Figure scripts:
•••
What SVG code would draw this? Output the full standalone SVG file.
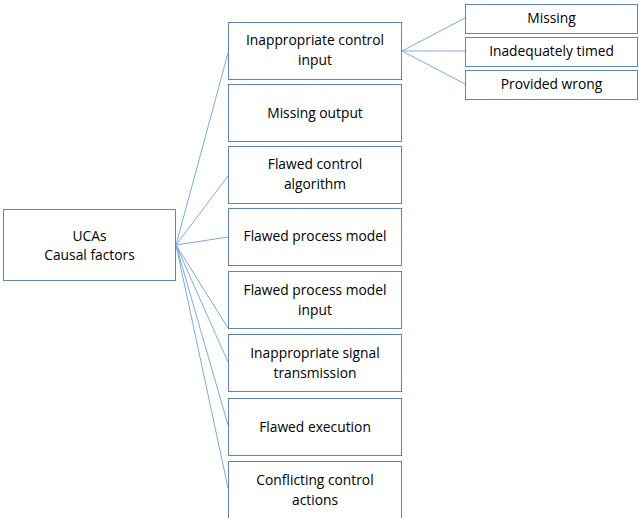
<svg xmlns="http://www.w3.org/2000/svg" width="640" height="518" viewBox="0 0 640 518">
  <style>
    .box { fill: #ffffff; stroke: #5f85b6; stroke-width: 1; }
    .link { fill: none; stroke: #7eaadc; stroke-width: 1; }
    .lbl { font-family: "Open Sans", "Noto Sans", sans-serif; font-size: 13.8px; fill: #000000; text-anchor: middle; }
  </style>
  <rect width="640" height="518" fill="#ffffff"/>

  <!-- connectors -->
  <g id="connectors">
    <line class="link" x1="176" y1="245" x2="228" y2="53"/>
    <line class="link" x1="176" y1="245" x2="228" y2="176"/>
    <line class="link" x1="176" y1="245" x2="228" y2="237"/>
    <line class="link" x1="176" y1="245" x2="228" y2="328"/>
    <line class="link" x1="176" y1="245" x2="228" y2="362"/>
    <line class="link" x1="176" y1="245" x2="228" y2="425"/>
    <line class="link" x1="176" y1="245" x2="228" y2="488"/>
    <line class="link" x1="402" y1="51" x2="465" y2="18"/>
    <line class="link" x1="402" y1="51" x2="465" y2="51"/>
    <line class="link" x1="402" y1="51" x2="465" y2="84"/>
  </g>

  <!-- root -->
  <g id="ucas">
    <rect class="box" x="3.5" y="209.5" width="172" height="71"/>
    <text class="lbl" x="89.5" y="241">UCAs</text>
    <text class="lbl" x="89.5" y="260">Causal factors</text>
  </g>

  <!-- causal factor categories -->
  <g id="inappropriate-control-input">
    <rect class="box" x="228.5" y="22.5" width="173" height="57"/>
    <text class="lbl" x="315" y="45">Inappropriate control</text>
    <text class="lbl" x="315" y="65">input</text>
  </g>
  <g id="missing-output">
    <rect class="box" x="228.5" y="84.5" width="173" height="57"/>
    <text class="lbl" x="315" y="118">Missing output</text>
  </g>
  <g id="flawed-control-algorithm">
    <rect class="box" x="228.5" y="146.5" width="173" height="57"/>
    <text class="lbl" x="315" y="169">Flawed control</text>
    <text class="lbl" x="315" y="189">algorithm</text>
  </g>
  <g id="flawed-process-model">
    <rect class="box" x="228.5" y="208.5" width="173" height="57"/>
    <text class="lbl" x="315" y="241">Flawed process model</text>
  </g>
  <g id="flawed-process-model-input">
    <rect class="box" x="228.5" y="271.5" width="173" height="57"/>
    <text class="lbl" x="315" y="295">Flawed process model</text>
    <text class="lbl" x="315" y="315">input</text>
  </g>
  <g id="inappropriate-signal-transmission">
    <rect class="box" x="228.5" y="334.5" width="173" height="57"/>
    <text class="lbl" x="315" y="358">Inappropriate signal</text>
    <text class="lbl" x="315" y="378">transmission</text>
  </g>
  <g id="flawed-execution">
    <rect class="box" x="228.5" y="398.5" width="173" height="57"/>
    <text class="lbl" x="315" y="432">Flawed execution</text>
  </g>
  <g id="conflicting-control-actions">
    <rect class="box" x="228.5" y="461.5" width="173" height="60"/>
    <text class="lbl" x="315" y="485">Conflicting control</text>
    <text class="lbl" x="315" y="505">actions</text>
  </g>

  <!-- control input sub-types -->
  <g id="missing">
    <rect class="box" x="465.5" y="4.5" width="172" height="29"/>
    <text class="lbl" x="551.5" y="23">Missing</text>
  </g>
  <g id="inadequately-timed">
    <rect class="box" x="465.5" y="37.5" width="172" height="29"/>
    <text class="lbl" x="551.5" y="56">Inadequately timed</text>
  </g>
  <g id="provided-wrong">
    <rect class="box" x="465.5" y="70.5" width="172" height="29"/>
    <text class="lbl" x="551.5" y="89">Provided wrong</text>
  </g>
</svg>
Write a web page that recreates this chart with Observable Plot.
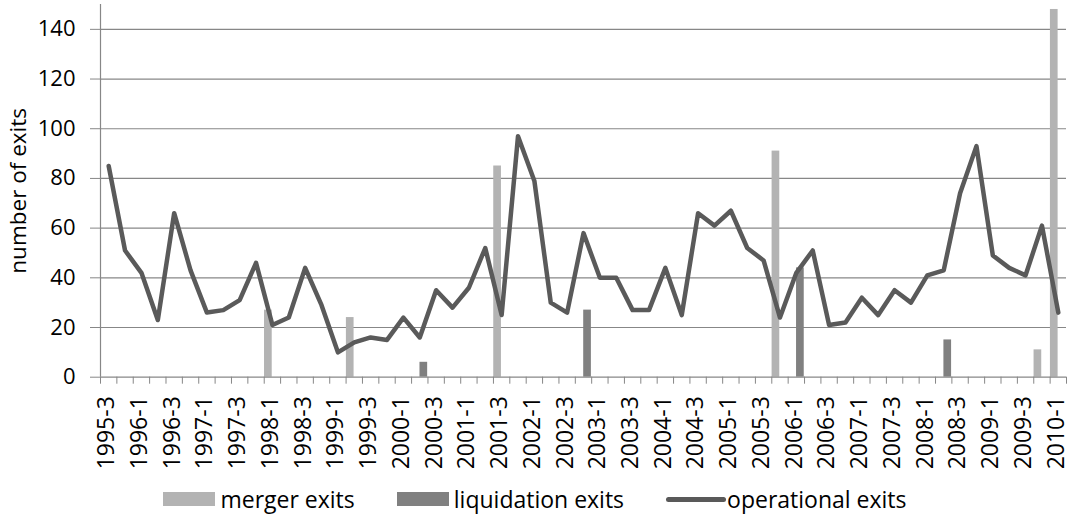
<!DOCTYPE html>
<html>
<head>
<meta charset="utf-8">
<script src="https://cdn.jsdelivr.net/npm/d3@7"></script>
<script src="https://cdn.jsdelivr.net/npm/@observablehq/plot@0.6"></script>
<style>
  html, body { margin: 0; padding: 0; background: #fff; }
  body { width: 1070px; font-family: "Open Sans", sans-serif; }
  #legend { display: flex; justify-content: center; align-items: center; height: 30px; font-size: 23px; color: #000; padding-left: 0px; }
  .item { display: flex; align-items: center; margin: 0 21px; }
  .sw { width: 52px; height: 14px; margin-right: 5px; }
  .ln { width: 60px; height: 5px; border-radius: 3px; margin-right: 1px; background: #595959; }
</style>
</head>
<body>
<div id="chart"></div>
<div id="legend"></div>
<script>
const quarters = ["1995-3","1995-4","1996-1","1996-2","1996-3","1996-4","1997-1","1997-2","1997-3","1997-4","1998-1","1998-2","1998-3","1998-4","1999-1","1999-2","1999-3","1999-4","2000-1","2000-2","2000-3","2000-4","2001-1","2001-2","2001-3","2001-4","2002-1","2002-2","2002-3","2002-4","2003-1","2003-2","2003-3","2003-4","2004-1","2004-2","2004-3","2004-4","2005-1","2005-2","2005-3","2005-4","2006-1","2006-2","2006-3","2006-4","2007-1","2007-2","2007-3","2007-4","2008-1","2008-2","2008-3","2008-4","2009-1","2009-2","2009-3","2009-4","2010-1"];
const operational = [85,51,42,23,66,43,26,27,31,46,21,24,44,29,10,14,16,15,24,16,35,28,36,52,25,97,79,30,26,58,40,40,27,27,44,25,66,61,67,52,47,24,42,51,21,22,32,25,35,30,41,43,74,93,49,44,41,61,26];
const mergerQuarters = ["1998-1","1999-2","2001-3","2005-4","2009-4","2010-1"];
const mergerValues = [27,24,85,91,11,148];
const liquidationQuarters = ["2000-2","2002-4","2006-1","2008-2"];
const liquidationValues = [6,27,44,15];
const yTicks = [0,20,40,60,80,100,120,140];
const seriesNames = ["merger exits","liquidation exits","operational exits"];

const opData = operational.map((v, i) => ({i, v}));
const mergerData = mergerQuarters.map((q, k) => ({i: quarters.indexOf(q), v: mergerValues[k]}));
const liqData = liquidationQuarters.map((q, k) => ({i: quarters.indexOf(q), v: liquidationValues[k]}));
const boundaries = d3.range(-0.5, quarters.length, 1);
const labelIdx = d3.range(0, quarters.length, 2);
const grid = "#878787";

const chart = Plot.plot({
  width: 1070,
  height: 484,
  marginLeft: 100,
  marginRight: 4,
  marginTop: 4,
  marginBottom: 107.3,
  x: {type: "linear", domain: [-0.5, quarters.length - 0.5]},
  y: {domain: [0, 150]},
  style: {fontFamily: "Open Sans", fontSize: "22px", color: "#000", background: "#fff", overflow: "visible"},
  marks: [
    Plot.ruleY(yTicks.filter(d => d > 0), {stroke: grid, strokeWidth: 1.2}),
    Plot.rectY(mergerData, {x1: d => d.i - 0.5, x2: d => d.i, y: "v", fill: "#b3b3b3", insetLeft: 0.3, insetRight: 0.2}),
    Plot.rectY(liqData, {x1: d => d.i, x2: d => d.i + 0.5, y: "v", fill: "#808080", insetLeft: 0.2, insetRight: 0.3}),
    Plot.line(opData, {x: "i", y: "v", stroke: "#5a5a5a", strokeWidth: 4.5}),
    Plot.ruleX([-0.5], {y1: 0, y2: 150, stroke: grid, strokeWidth: 1.2}),
    Plot.ruleY([0], {stroke: grid, strokeWidth: 1.2}),
    Plot.axisY({ticks: yTicks, tickSize: 10, tickPadding: 15, stroke: grid, fill: "#000", label: null, fontSize: 22}),
    Plot.axisX({ticks: boundaries, tickFormat: () => "", tickSize: 7, stroke: grid, label: null}),
    Plot.axisX({ticks: labelIdx, tickFormat: i => quarters[i], tickSize: 0, tickPadding: 19, tickRotate: -90, dx: -2, fill: "#000", label: null, fontSize: 23}),
    Plot.text(["number of exits"], {frameAnchor: "left", textAnchor: "middle", rotate: -90, dx: -82, fontSize: 22.5, fill: "#000"})
  ]
});
document.getElementById("chart").append(chart);

const legend = document.getElementById("legend");
const fills = ["#b3b3b3", "#808080", null];
seriesNames.forEach((name, k) => {
  const it = document.createElement("div");
  it.className = "item";
  const sw = document.createElement("div");
  if (fills[k]) { sw.className = "sw"; sw.style.background = fills[k]; } else { sw.className = "ln"; }
  const t = document.createElement("span");
  t.textContent = name;
  it.append(sw, t);
  legend.append(it);
});
</script>
</body>
</html>
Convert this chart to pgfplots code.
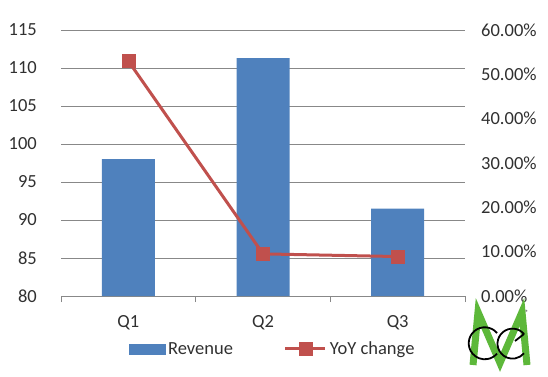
\documentclass[border=0pt]{standalone}
\usepackage{pgfplots}
\pgfplotsset{compat=1.18}
\usepackage{fontspec}
\setmainfont{Carlito}
\definecolor{barblue}{HTML}{4F81BD}
\definecolor{linered}{HTML}{C0504D}
\definecolor{gridgray}{HTML}{888888}
\definecolor{txt}{HTML}{303030}
\definecolor{logogreen}{HTML}{5DB83A}
\pgfplotsset{
  linelegend/.style={legend image code/.code={\draw[mark repeat=2,mark phase=2,##1] plot coordinates {(0pt,0pt) (20pt,0pt) (40pt,0pt)};}},
  barlegend/.style={legend image code/.code={\fill[barblue] (0pt,-5pt) rectangle (36pt,5pt);}},
}
\pgfplotstableread{
x rev yoy
0 98.0 0.530
1 111.3 0.095
2 91.5 0.089
}\data
\begin{document}
\begin{tikzpicture}[x=1pt,y=1pt]
\path (0,0) rectangle (548,376);
\pgfplotsset{
  every tick label/.append style={font=\fontsize{18.5}{21}\selectfont, text=txt},
  /pgf/number format/assume math mode=true,
}
\begin{axis}[
  at={(61pt,80pt)}, anchor=south west, scale only axis,
  width=404pt, height=266pt,
  xmin=-0.5, xmax=2.5, ymin=80, ymax=115,
  ytick={80,85,...,115},
  axis line style={draw=none},
  ymajorgrids, grid style={gridgray, line width=0.9pt},
  ytick style={draw=none},
  xtick={-0.5,0.5,1.5,2.5}, xticklabels={},
  xtick style={draw=gridgray, line width=0.9pt},
  major tick length=6pt, tick align=outside,
  extra x ticks={0,1,2}, extra x tick labels={Q1,Q2,Q3},
  extra x tick style={major tick length=0pt, grid=none},
  xtick pos=bottom,
  yticklabel style={anchor=east, inner sep=0pt, xshift=-18pt},
  xticklabel style={anchor=north, inner sep=0pt, yshift=-19pt},
]
\addplot[ybar, bar width=53pt, fill=barblue, draw=none] table[x=x, y=rev] {\data};
\end{axis}
\begin{axis}[
  at={(61pt,80pt)}, anchor=south west, scale only axis,
  width=404pt, height=266pt,
  xmin=-0.5, xmax=2.5, ymin=0, ymax=0.6,
  axis line style={draw=none},
  hide x axis,
  axis y line*=right,
  ytick={0,0.1,...,0.6},
  yticklabels={0.00\%,10.00\%,20.00\%,30.00\%,40.00\%,50.00\%,60.00\%},
  ytick style={draw=none},
  yticklabel style={anchor=west, inner sep=0pt, xshift=16pt},
  legend columns=2,
  legend style={at={(0.525,-0.199)}, anchor=center, draw=none, fill=none,
    font=\fontsize{18.5}{21}\selectfont, text=txt,
    /tikz/every even column/.append style={column sep=48pt},
    nodes={inner sep=3pt}},
]
\addlegendimage{barlegend}
\addlegendentry{Revenue}
\addplot[linered, line width=3pt, mark=square*, mark size=6.5pt,
  mark options={solid, fill=linered, draw=linered, line width=0.5pt},
  linelegend] table[x=x, y=yoy] {\data};
\addlegendentry{YoY change}
\end{axis}
% logo
\draw[logogreen, line width=7pt, line join=miter] (473,11) -- (478,64) -- (500,13) -- (522,64) -- (527,11);
\draw[black, line width=1.8pt] (497,43) arc (40:320:16);
\draw[black, line width=1.8pt] (524,42) arc (40:320:15);
\draw[black, line width=1.8pt] (524,42) -- (515,35);
\node[font=\fontsize{6}{6}\selectfont] at (527,64) {\textregistered};
\end{tikzpicture}
\end{document}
•••
**WHAT YOU WILL DO:** From the material above, copy each line that includes the word "standalone".

**EXERCISE SOLUTION:**
What SVG code would draw this? Output the full standalone SVG file.
\documentclass[border=0pt]{standalone}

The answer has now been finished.